Puis j’ai découvert mes premiers spectacles de magie nouvelle en 2015 dont Oktobre avec Yann Frisch, où je me suis pris une claque monumentale: ce que je voulais faire était bien là. Et Étienne Saglio ( voir Le Théâtre du Blog) m’a beaucoup influencé quand il donnait vie à des objets, que j’ai repris dans Paper Ball (4). Et bien sûr, Raphaël Navarro, Clément Debailleul et Valentine Losseau qui travaillent sur la lévitation des corps.

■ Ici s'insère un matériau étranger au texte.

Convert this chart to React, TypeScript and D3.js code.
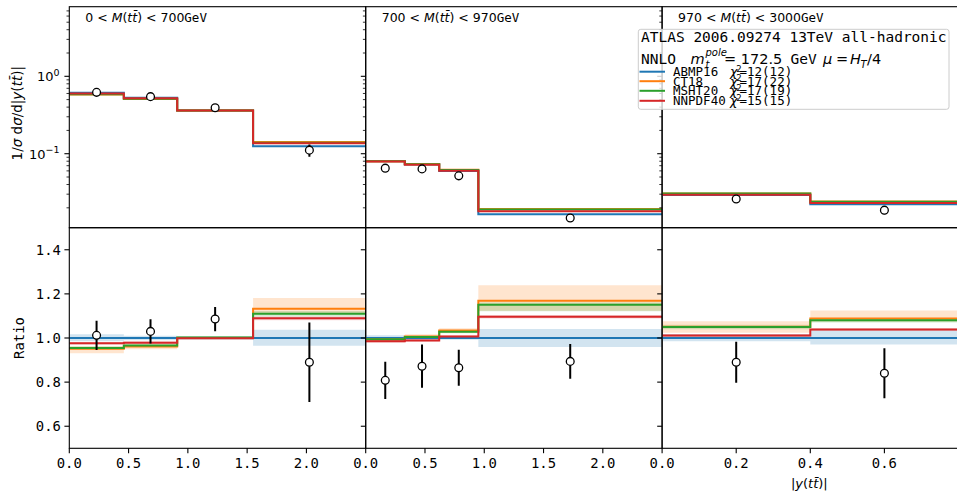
import React from "react";
import * as d3 from "d3";

// PDF sets compared against the measurement
const PDF_NAMES = ["ABMP16", "CT18", "MSHT20", "NNPDF40"];
const PDF_COLORS = ["#1f77b4", "#ff7f0e", "#2ca02c", "#d62728"];
const PDF_CHI2 = ["12(12)", "17(22)", "17(19)", "15(15)"];

// M(tt) slices
const MASS_LO = [0, 700, 970];
const MASS_HI = [700, 970, 3000];

// |y(tt)| binning per mass slice
const BIN_EDGES = [
  [0, 0.46, 0.91, 1.55, 2.5],
  [0, 0.33, 0.62, 0.95, 2.5],
  [0, 0.4, 0.8],
];
const X_MAX = [2.5, 2.5, 0.8];
const X_TICKS = [
  [0, 0.5, 1.0, 1.5, 2.0],
  [0, 0.5, 1.0, 1.5, 2.0],
  [0, 0.2, 0.4, 0.6],
];

// ABMP16 prediction, 1/sigma dsigma/d|y|
const ABMP16_XSEC = [
  [0.613, 0.53, 0.362, 0.125],
  [0.0805, 0.073, 0.0598, 0.0165],
  [0.0292, 0.0222],
];

// predictions relative to ABMP16
const RATIO_ABMP16 = [
  [1, 1, 1, 1],
  [1, 1, 1, 1],
  [1, 1],
];
const RATIO_CT18 = [
  [0.951, 0.961, 1.0, 1.133],
  [0.994, 1.007, 1.034, 1.169],
  [1.051, 1.088],
];
const RATIO_MSHT20 = [
  [0.955, 0.966, 1.002, 1.11],
  [0.994, 1.004, 1.028, 1.151],
  [1.05, 1.08],
];
const RATIO_NNPDF40 = [
  [0.976, 0.979, 0.999, 1.089],
  [0.985, 0.989, 1.007, 1.096],
  [1.011, 1.038],
];
const RATIOS = [RATIO_ABMP16, RATIO_CT18, RATIO_MSHT20, RATIO_NNPDF40];

// scale-uncertainty bands (upper / lower offsets, in ratio units)
const BAND_UP_ABMP16 = [[0.017, 0.01, 0.008, 0.037], [0.012, 0.01, 0.008, 0.041], [0.017, 0.035]];
const BAND_DN_ABMP16 = [[0.015, 0.01, 0.008, 0.035], [0.012, 0.01, 0.008, 0.041], [0.015, 0.03]];
const BAND_UP_CT18 = [[0.012, 0.01, 0.006, 0.048], [0.008, 0.01, 0.01, 0.07], [0.025, 0.037]];
const BAND_DN_CT18 = [[0.02, 0.012, 0.006, 0.02], [0.008, 0.01, 0.01, 0.045], [0.027, 0.013]];
const BAND_UP_MSHT20 = [[0.006, 0.006, 0.005, 0.012], [0.006, 0.006, 0.006, 0.01], [0.01, 0.01]];
const BAND_DN_MSHT20 = [[0.006, 0.006, 0.005, 0.012], [0.006, 0.006, 0.006, 0.03], [0.01, 0.01]];
const BAND_UP_NNPDF40 = [[0.006, 0.006, 0.004, 0.008], [0.005, 0.005, 0.005, 0.008], [0.006, 0.006]];
const BAND_DN_NNPDF40 = [[0.006, 0.006, 0.004, 0.008], [0.005, 0.005, 0.005, 0.008], [0.006, 0.006]];
const BANDS_UP = [BAND_UP_ABMP16, BAND_UP_CT18, BAND_UP_MSHT20, BAND_UP_NNPDF40];
const BANDS_DN = [BAND_DN_ABMP16, BAND_DN_CT18, BAND_DN_MSHT20, BAND_DN_NNPDF40];

// measurement relative to ABMP16, with relative total uncertainty
const DATA_RATIO = [
  [1.012, 1.03, 1.086, 0.89],
  [0.808, 0.872, 0.865, 0.894],
  [0.89, 0.84],
];
const DATA_ERR = [
  [0.066, 0.055, 0.055, 0.18],
  [0.084, 0.098, 0.082, 0.079],
  [0.093, 0.113],
];

const RATIO_TICKS = [0.6, 0.8, 1.0, 1.2, 1.4];
const LOG_MAJOR = [1, 0.1];
const LOG_MINOR = [0.02, 0.03, 0.04, 0.05, 0.06, 0.07, 0.08, 0.09, 0.2, 0.3, 0.4, 0.5, 0.6, 0.7, 0.8, 0.9, 2, 3, 4, 5, 6, 7];

const W = 957;
const H = 494;
const PANEL_X = [69.3, 365.7, 662.1];
const PANEL_W = 296.4;
const Y_TOP = 6.7;
const Y_MID = 227.7;
const Y_BOT = 448.3;

const MONO = "'DejaVu Sans Mono', monospace";
const SANS = "'DejaVu Sans', sans-serif";
const TICK_FS = 13.9;

const yLog = d3.scaleLog().domain([0.01107, 7.93]).range([Y_MID, Y_TOP]);
const yRatio = d3.scaleLinear().domain([0.5, 1.5]).range([Y_BOT, Y_MID]);
const fmt1 = d3.format(".1f");

function stepPoints(edges: number[], vals: number[]): [number, number][] {
  return edges.map((e, i) => [e, vals[Math.min(i, vals.length - 1)]] as [number, number]);
}

function Panel({ p }: { p: number }) {
  const x = d3.scaleLinear().domain([0, X_MAX[p]]).range([PANEL_X[p], PANEL_X[p] + PANEL_W]);
  const edges = BIN_EDGES[p];
  const centers = edges.slice(0, -1).map((e, i) => (e + edges[i + 1]) / 2);
  const base = ABMP16_XSEC[p];

  const lineTop = d3
    .line<[number, number]>()
    .curve(d3.curveStepAfter)
    .x((d) => x(d[0]))
    .y((d) => yLog(d[1]));
  const lineRatio = d3
    .line<[number, number]>()
    .curve(d3.curveStepAfter)
    .x((d) => x(d[0]))
    .y((d) => yRatio(d[1]));
  const band = d3
    .area<[number, number, number]>()
    .curve(d3.curveStepAfter)
    .x((d) => x(d[0]))
    .y0((d) => yRatio(d[1]))
    .y1((d) => yRatio(d[2]));

  const clipTop = `clip-top-${p}`;
  const clipBot = `clip-bot-${p}`;
  const x0 = PANEL_X[p];

  return (
    <g>
      <defs>
        <clipPath id={clipTop}>
          <rect x={x0} y={Y_TOP} width={PANEL_W} height={Y_MID - Y_TOP} />
        </clipPath>
        <clipPath id={clipBot}>
          <rect x={x0} y={Y_MID} width={PANEL_W} height={Y_BOT - Y_MID} />
        </clipPath>
      </defs>

      {/* upper panel: normalised cross sections */}
      <g clipPath={`url(#${clipTop})`}>
        {PDF_NAMES.map((name, k) => {
          const vals = base.map((b, i) => b * RATIOS[k][p][i]);
          return (
            <path key={name} d={lineTop(stepPoints(edges, vals)) || ""} fill="none" stroke={PDF_COLORS[k]} strokeWidth={2} />
          );
        })}
        {centers.map((c, i) => {
          const v = base[i] * DATA_RATIO[p][i];
          const e = v * DATA_ERR[p][i];
          return (
            <g key={i}>
              <line x1={x(c)} x2={x(c)} y1={yLog(v + e)} y2={yLog(v - e)} stroke="#000" strokeWidth={2} />
              <circle cx={x(c)} cy={yLog(v)} r={3.9} fill="#fff" stroke="#000" strokeWidth={1.3} />
            </g>
          );
        })}
      </g>

      {/* lower panel: ratio to ABMP16 */}
      <g clipPath={`url(#${clipBot})`}>
        {PDF_NAMES.map((name, k) => {
          const r = RATIOS[k][p];
          const pts = edges.map((e, i) => {
            const j = Math.min(i, r.length - 1);
            return [e, r[j] - BANDS_DN[k][p][j], r[j] + BANDS_UP[k][p][j]] as [number, number, number];
          });
          return <path key={name} d={band(pts) || ""} fill={PDF_COLORS[k]} fillOpacity={0.2} stroke="none" />;
        })}
        {PDF_NAMES.map((name, k) => (
          <path key={name} d={lineRatio(stepPoints(edges, RATIOS[k][p])) || ""} fill="none" stroke={PDF_COLORS[k]} strokeWidth={2} />
        ))}
        {centers.map((c, i) => {
          const v = DATA_RATIO[p][i];
          const e = DATA_ERR[p][i];
          return (
            <g key={i}>
              <line x1={x(c)} x2={x(c)} y1={yRatio(v + e)} y2={yRatio(v - e)} stroke="#000" strokeWidth={2} />
              <circle cx={x(c)} cy={yRatio(v)} r={3.9} fill="#fff" stroke="#000" strokeWidth={1.3} />
            </g>
          );
        })}
      </g>

      {/* frames */}
      <rect x={x0} y={Y_TOP} width={PANEL_W} height={Y_MID - Y_TOP} fill="none" stroke="#000" strokeWidth={1.1} />
      <rect x={x0} y={Y_MID} width={PANEL_W} height={Y_BOT - Y_MID} fill="none" stroke="#000" strokeWidth={1.1} />

      {/* y ticks, upper panel (log) */}
      {LOG_MAJOR.map((t) => (
        <line key={"M" + t} x1={x0 - 4.9} x2={x0} y1={yLog(t)} y2={yLog(t)} stroke="#000" strokeWidth={1.1} />
      ))}
      {LOG_MINOR.map((t) => (
        <line key={"m" + t} x1={x0 - 2.8} x2={x0} y1={yLog(t)} y2={yLog(t)} stroke="#000" strokeWidth={0.8} />
      ))}
      {p === 0 &&
        LOG_MAJOR.map((t) => {
          const exp = Math.round(Math.log10(t));
          return (
            <text key={"L" + t} x={x0 - 9.8} y={yLog(t) + 5} textAnchor="end" fontFamily={SANS} fontSize={13}>
              <tspan>10</tspan>
              <tspan fontSize={9.5} dy={-5.5}>
                {exp < 0 ? "\u2212" + Math.abs(exp) : String(exp)}
              </tspan>
            </text>
          );
        })}

      {/* y ticks, ratio panel */}
      {RATIO_TICKS.map((t) => (
        <line key={"r" + t} x1={x0 - 4.9} x2={x0} y1={yRatio(t)} y2={yRatio(t)} stroke="#000" strokeWidth={1.1} />
      ))}
      {p === 0 &&
        RATIO_TICKS.map((t) => (
          <text key={"rl" + t} x={x0 - 8.4} y={yRatio(t) + 5} textAnchor="end" fontFamily={MONO} fontSize={TICK_FS}>
            {fmt1(t)}
          </text>
        ))}

      {/* x ticks */}
      {X_TICKS[p].map((t) => (
        <g key={"x" + t}>
          <line x1={x(t)} x2={x(t)} y1={Y_BOT} y2={Y_BOT + 4.9} stroke="#000" strokeWidth={1.1} />
          <text x={x(t)} y={Y_BOT + 19.5} textAnchor="middle" fontFamily={MONO} fontSize={TICK_FS}>
            {fmt1(t)}
          </text>
        </g>
      ))}

      {/* mass slice label */}
      <text x={x0 + 16} y={21.5} fontFamily={SANS} fontSize={12.5}>
        {MASS_LO[p]} &lt; <tspan fontStyle="italic">M</tspan>(<tspan fontStyle="italic">t</tspan>
        <tspan fontStyle="italic">{"t\u0304"}</tspan>) &lt; {MASS_HI[p]}
        <tspan fontFamily={MONO}>GeV</tspan>
      </text>
    </g>
  );
}

function Legend() {
  const lx = 638.3;
  const ly = 29.3;
  const rowY = [71.7, 81.2, 90.8, 100.8];
  return (
    <g>
      <rect x={lx} y={ly} width={310.7} height={80} rx={2.5} fill="#fff" fillOpacity={0.8} stroke="#cccccc" strokeWidth={1} />
      <text x={641} y={42.3} fontFamily={MONO} fontSize={14.5}>
        ATLAS 2006.09274 13TeV all-hadronic
      </text>
      <text y={64} fontSize={14.5}>
        <tspan x={641} fontFamily={MONO}>NNLO</tspan>
        <tspan x={690.5} fontFamily={SANS} fontStyle="italic">m</tspan>
        <tspan x={705.5} y={55.5} fontFamily={SANS} fontStyle="italic" fontSize={10}>pole</tspan>
        <tspan x={705.5} y={67.5} fontFamily={SANS} fontStyle="italic" fontSize={10}>t</tspan>
        <tspan x={724} y={64} fontFamily={SANS}>= 172.5</tspan>
        <tspan x={790.5} fontFamily={MONO}>GeV</tspan>
        <tspan x={823} fontFamily={SANS} fontStyle="italic">μ</tspan>
        <tspan x={836} fontFamily={SANS}>=</tspan>
        <tspan x={850} fontFamily={SANS} fontStyle="italic">H</tspan>
        <tspan x={860.5} y={67.5} fontFamily={SANS} fontStyle="italic" fontSize={10}>T</tspan>
        <tspan x={867} y={64} fontFamily={SANS}>/4</tspan>
      </text>
      {PDF_NAMES.map((name, k) => (
        <g key={name}>
          <line x1={639.5} x2={665} y1={rowY[k]} y2={rowY[k]} stroke={PDF_COLORS[k]} strokeWidth={2} />
          <text x={673} y={rowY[k] + 4.3} fontFamily={MONO} fontSize={12.5}>
            {name}
          </text>
          <text y={rowY[k] + 4.3} fontSize={12.5}>
            <tspan x={730} fontFamily={SANS} fontStyle="italic">χ</tspan>
            <tspan x={736.3} dy={-4.5} fontFamily={SANS} fontSize={8.5}>2</tspan>
            <tspan x={739.5} dy={4.5} fontFamily={MONO}>={PDF_CHI2[k]}</tspan>
          </text>
        </g>
      ))}
    </g>
  );
}

export default function App() {
  return (
    <svg
      width={W}
      height={H}
      viewBox={`0 0 ${W} ${H}`}
      style={{ position: "absolute", left: 0, top: 0, background: "#fff" }}
    >
      <rect x={0} y={0} width={W} height={H} fill="#fff" />
      {[0, 1, 2].map((p) => (
        <Panel key={p} p={p} />
      ))}
      <Legend />

      {/* axis titles */}
      <text transform={`translate(22, ${(Y_TOP + Y_MID) / 2 - 4}) rotate(-90)`} textAnchor="middle" fontFamily={SANS} fontSize={13.5}>
        1/<tspan fontStyle="italic">σ</tspan> d<tspan fontStyle="italic">σ</tspan>/d|<tspan fontStyle="italic">y</tspan>(
        <tspan fontStyle="italic">t</tspan>
        <tspan fontStyle="italic">{"t\u0304"}</tspan>)|
      </text>
      <text transform={`translate(24, ${(Y_MID + Y_BOT) / 2}) rotate(-90)`} textAnchor="middle" fontFamily={MONO} fontSize={TICK_FS}>
        Ratio
      </text>
      <text x={PANEL_X[2] + PANEL_W / 2 - 1} y={488} textAnchor="middle" fontFamily={SANS} fontSize={13}>
        |<tspan fontStyle="italic">y</tspan>(<tspan fontStyle="italic">t</tspan>
        <tspan fontStyle="italic">{"t\u0304"}</tspan>)|
      </text>
    </svg>
  );
}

Un spectacle où on veut raconter quelque chose n’est pas juste une succession de tours mais doit être aussi porteur de sens et transmettre un message. Il faut donc qu’il y ait une suite logique dans la réalisation des tours et j’aime que tous les éléments aient un lien grâce à une histoire, comme en magie théâtrale. Mais j’apprécie également comme spectateur les autres styles. La magie nouvelle d’artistes charismatiques, entre autres, Luis De Matos ou Topas m’ont aussi influencé. Comme le cirque dont Le Cirque du Soleil, et les marionnettes. Il me semble important de découvrir d’autres rêveries : cela nous permet d’imaginer des images irréelles et émotionnelles.

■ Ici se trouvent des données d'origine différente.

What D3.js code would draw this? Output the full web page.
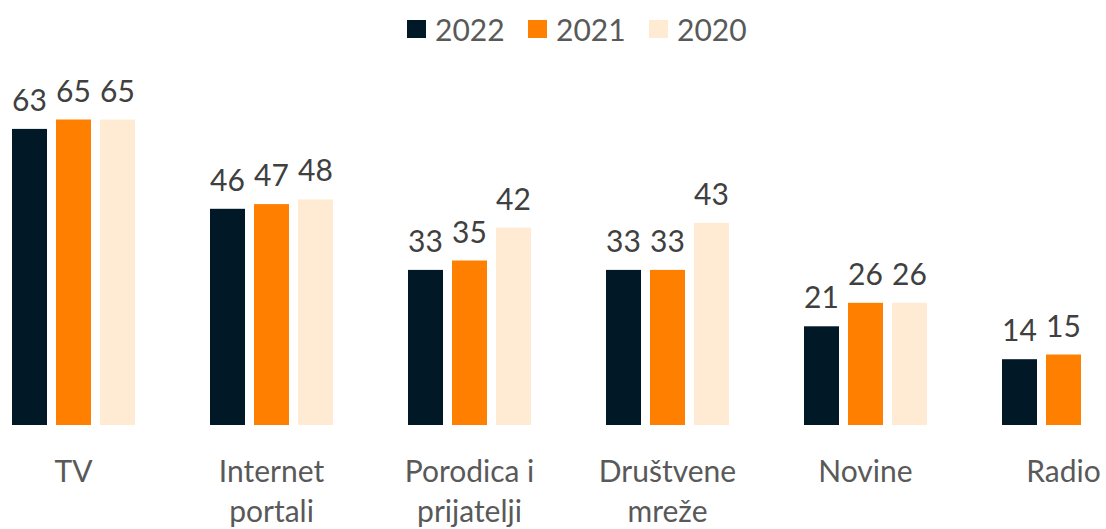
<!DOCTYPE html>
<html>
<head>
<meta charset="utf-8">
<script src="https://cdn.jsdelivr.net/npm/d3@7"></script>
<style>
  body { margin: 0; background: #fff; }
  svg { display: block; font-family: Lato, "Open Sans", sans-serif; }
</style>
</head>
<body>
<div id="chart"></div>
<script>
// data
const categories = ["TV", "Internet portali", "Porodica i prijatelji", "Društvene mreže", "Novine", "Radio"];
const categoryLines = [["TV"], ["Internet", "portali"], ["Porodica i", "prijatelji"], ["Društvene", "mreže"], ["Novine"], ["Radio"]];
const seriesNames = ["2022", "2021", "2020"];
const values2022 = [63, 46, 33, 33, 21, 14];
const values2021 = [65, 47, 35, 33, 26, 15];
const values2020 = [65, 48, 42, 43, 26, null];
const colors = ["#011826", "#FF8000", "#FFEBD3"];

const W = 1106, H = 529;
const baseline = 425;

const svg = d3.select("#chart").append("svg")
  .attr("width", W)
  .attr("height", H);

// scales - the plot runs past the right edge, so Radio 2020 would sit off screen
const x0 = d3.scaleBand()
  .domain(categories)
  .range([-25.5, -25.5 + 198 * categories.length]);

const x1 = d3.scaleBand()
  .domain(seriesNames)
  .range([-66, 66])
  .paddingInner(9 / 44)
  .paddingOuter(4.5 / 44);

const y = d3.scaleLinear()
  .domain([0, 65])
  .range([baseline, 119.5]);

const allValues = [values2022, values2021, values2020];
const rows = [];
categories.forEach((c, i) => {
  seriesNames.forEach((s, j) => {
    const v = allValues[j][i];
    if (v != null) rows.push({ cat: c, series: s, value: v, color: colors[j] });
  });
});

const cx = c => x0(c) + x0.bandwidth() / 2;

// bars
svg.append("g").selectAll("rect")
  .data(rows)
  .enter()
  .append("rect")
  .attr("x", d => cx(d.cat) + x1(d.series))
  .attr("y", d => y(d.value))
  .attr("width", x1.bandwidth())
  .attr("height", d => baseline - y(d.value))
  .attr("fill", d => d.color);

// value labels
svg.append("g").selectAll("text")
  .data(rows)
  .enter()
  .append("text")
  .attr("x", d => cx(d.cat) + x1(d.series) + x1.bandwidth() / 2)
  .attr("y", d => y(d.value) - 18)
  .attr("text-anchor", "middle")
  .attr("fill", "#404040")
  .style("font-size", "30px")
  .text(d => d.value);

// category labels
const catG = svg.append("g").selectAll("text")
  .data(categories)
  .enter()
  .append("text")
  .attr("x", d => cx(d))
  .attr("y", 482)
  .attr("text-anchor", "middle")
  .attr("fill", "#595959")
  .style("font-size", "30px");

catG.selectAll("tspan")
  .data((d, i) => categoryLines[i])
  .enter()
  .append("tspan")
  .attr("x", function() { return d3.select(this.parentNode).attr("x"); })
  .attr("dy", (d, i) => i === 0 ? 0 : 40)
  .text(d => d);

// legend
const legendX = [407, 528, 649];
const legend = svg.append("g").selectAll("g")
  .data(seriesNames)
  .enter()
  .append("g")
  .attr("transform", (d, i) => `translate(${legendX[i]},0)`);

legend.append("rect")
  .attr("x", 0)
  .attr("y", 20)
  .attr("width", 19)
  .attr("height", 18)
  .attr("fill", (d, i) => colors[i]);

legend.append("text")
  .attr("x", 28)
  .attr("y", 41)
  .attr("fill", "#595959")
  .style("font-size", "30px")
  .text(d => d);
</script>
</body>
</html>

Aux débutants, je conseille d’intégrer un club où ils pourront rencontrer d’autres passionnés, pour ne pas se cantonner à une seule pratique. Au début, il faut toucher à tout et aller voir beaucoup de spectacles, en particulier au festival d’Avignon. Et garder l’esprit le plus ouvert possible et « penser hors de la boîte » pour ne pas reproduire ce qui existe déjà, et imaginer que le monde est à vous, en ne se donnant aucune limite dans la création d’effets. Une chose essentielle : commencer par l’image que l’on veut donner au public et ensuite trouver des solutions techniques pour l’obtenir.

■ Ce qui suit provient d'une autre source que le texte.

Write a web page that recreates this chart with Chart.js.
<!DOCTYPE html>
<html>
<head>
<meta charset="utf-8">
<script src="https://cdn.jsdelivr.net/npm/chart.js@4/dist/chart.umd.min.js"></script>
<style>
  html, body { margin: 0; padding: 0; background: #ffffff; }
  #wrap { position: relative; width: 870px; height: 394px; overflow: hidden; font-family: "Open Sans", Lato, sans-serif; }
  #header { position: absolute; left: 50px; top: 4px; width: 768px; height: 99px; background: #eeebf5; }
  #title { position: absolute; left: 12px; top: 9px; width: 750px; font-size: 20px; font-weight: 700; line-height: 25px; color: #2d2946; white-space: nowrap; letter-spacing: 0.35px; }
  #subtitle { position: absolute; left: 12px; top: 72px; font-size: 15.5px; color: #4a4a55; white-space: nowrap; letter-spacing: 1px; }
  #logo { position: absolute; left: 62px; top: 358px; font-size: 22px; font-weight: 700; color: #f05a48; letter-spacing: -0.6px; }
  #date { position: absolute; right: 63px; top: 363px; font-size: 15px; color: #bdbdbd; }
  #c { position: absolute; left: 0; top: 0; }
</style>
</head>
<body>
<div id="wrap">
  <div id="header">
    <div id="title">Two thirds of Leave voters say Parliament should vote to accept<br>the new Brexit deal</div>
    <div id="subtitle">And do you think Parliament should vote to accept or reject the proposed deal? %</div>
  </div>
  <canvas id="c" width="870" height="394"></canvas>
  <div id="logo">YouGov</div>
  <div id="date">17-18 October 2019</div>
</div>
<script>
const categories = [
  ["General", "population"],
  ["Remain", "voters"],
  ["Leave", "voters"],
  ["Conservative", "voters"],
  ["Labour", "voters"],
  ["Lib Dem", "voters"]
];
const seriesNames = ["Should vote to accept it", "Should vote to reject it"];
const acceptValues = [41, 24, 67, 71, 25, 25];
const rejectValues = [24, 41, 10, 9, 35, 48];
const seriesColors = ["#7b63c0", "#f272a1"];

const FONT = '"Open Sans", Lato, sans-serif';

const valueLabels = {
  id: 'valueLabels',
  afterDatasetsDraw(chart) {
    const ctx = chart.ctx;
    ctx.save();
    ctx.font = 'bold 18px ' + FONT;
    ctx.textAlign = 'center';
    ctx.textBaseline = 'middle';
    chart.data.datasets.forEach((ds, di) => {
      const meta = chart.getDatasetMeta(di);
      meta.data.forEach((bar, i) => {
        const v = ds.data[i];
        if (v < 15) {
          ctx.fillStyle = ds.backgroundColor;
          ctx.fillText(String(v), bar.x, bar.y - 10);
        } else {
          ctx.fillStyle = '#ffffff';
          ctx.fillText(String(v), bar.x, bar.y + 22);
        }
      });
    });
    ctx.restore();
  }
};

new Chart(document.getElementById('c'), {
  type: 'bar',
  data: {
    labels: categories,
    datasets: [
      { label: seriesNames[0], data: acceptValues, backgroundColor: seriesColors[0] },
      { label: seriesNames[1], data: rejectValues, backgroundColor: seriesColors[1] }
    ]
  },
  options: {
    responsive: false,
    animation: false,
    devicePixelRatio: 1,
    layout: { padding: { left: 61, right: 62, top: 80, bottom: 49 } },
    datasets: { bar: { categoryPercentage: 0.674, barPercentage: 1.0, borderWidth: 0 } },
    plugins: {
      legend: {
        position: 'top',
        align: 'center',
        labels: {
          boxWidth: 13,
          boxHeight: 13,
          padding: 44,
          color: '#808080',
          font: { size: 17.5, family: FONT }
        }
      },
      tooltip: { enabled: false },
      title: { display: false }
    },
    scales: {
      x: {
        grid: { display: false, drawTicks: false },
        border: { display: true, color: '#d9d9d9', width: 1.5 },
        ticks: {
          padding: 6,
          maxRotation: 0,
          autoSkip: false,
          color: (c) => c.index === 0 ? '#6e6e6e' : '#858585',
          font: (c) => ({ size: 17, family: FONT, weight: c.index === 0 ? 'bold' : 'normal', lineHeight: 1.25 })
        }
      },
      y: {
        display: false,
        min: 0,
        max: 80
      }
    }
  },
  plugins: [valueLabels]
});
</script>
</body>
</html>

Notre art est sur une nouvelle et très bonne vague… Internet a apporté du mauvais mais aussi du bon, comme une certaine créativité. La Fédération Internationale des Sociétés Magiques à Québec nous a montré qu’il y avait de formidables numéros prometteurs. La culture générale -très importante- permet d’avoir une ouverture d’esprit, une curiosité mais la culture magique est aussi primordiale comme le solfège en musique. Et il faut faire ses gammes, apprendre, entre autres, toutes les techniques de cartes, mais pas de manière obsessionnelle. Et connaître les grands principes et méthodes pour ensuite trouver comment faire une magie personnelle et unique.
En dehors de mon travail, j’accorde beaucoup de temps à ma famille. Je suis souvent en tournée et rarement chez moi où alors je me consacre alors surtout à ma compagne, ma fille et mes amis. Et s’il me reste du temps, j’aime regarder des séries, écouter de la musique, faire mon jardin, ou me promener dans les bois. Mais je ne suis pas du tout sportif, même si je devrais l’être…
Sébastien Bazou
Dijon, le 18 novembre. https://www.ciealogique.com/la-compagnie
1) 13 rue du hasard a été créé en 2013 et mis en scène par Hugo Van De Plas. En 2014, un numéro de six minutes a été extrait de ce spectacle sous le nom de Rain Ball/
2) La compagnie Alogiques a été fondée il y a quatre ans par Laurent Piron, Hugo Van De Plas et Sylvia Delsupexhe qui collaborent depuis 2011 à la création et l’écriture de spectacles de magie théâtralisée comme en 2018 Battement de peur, leur première création. Ce trio d’artistes propose des spectacles originaux et accessibles à un large public : la magie au service de l’émotion, et l’émotion au service de la narration…
Avec Paper Ball, Laurent Piron a eu le premier prix et est champion d’Europe de magie générale à la FISM Europe de Manresa en 2021 A la FISM à Québec, en juillet dernier, il remporta aussi le premier prix de magie générale et le Grand Prix, devenant ainsi champion du monde en magie scénique.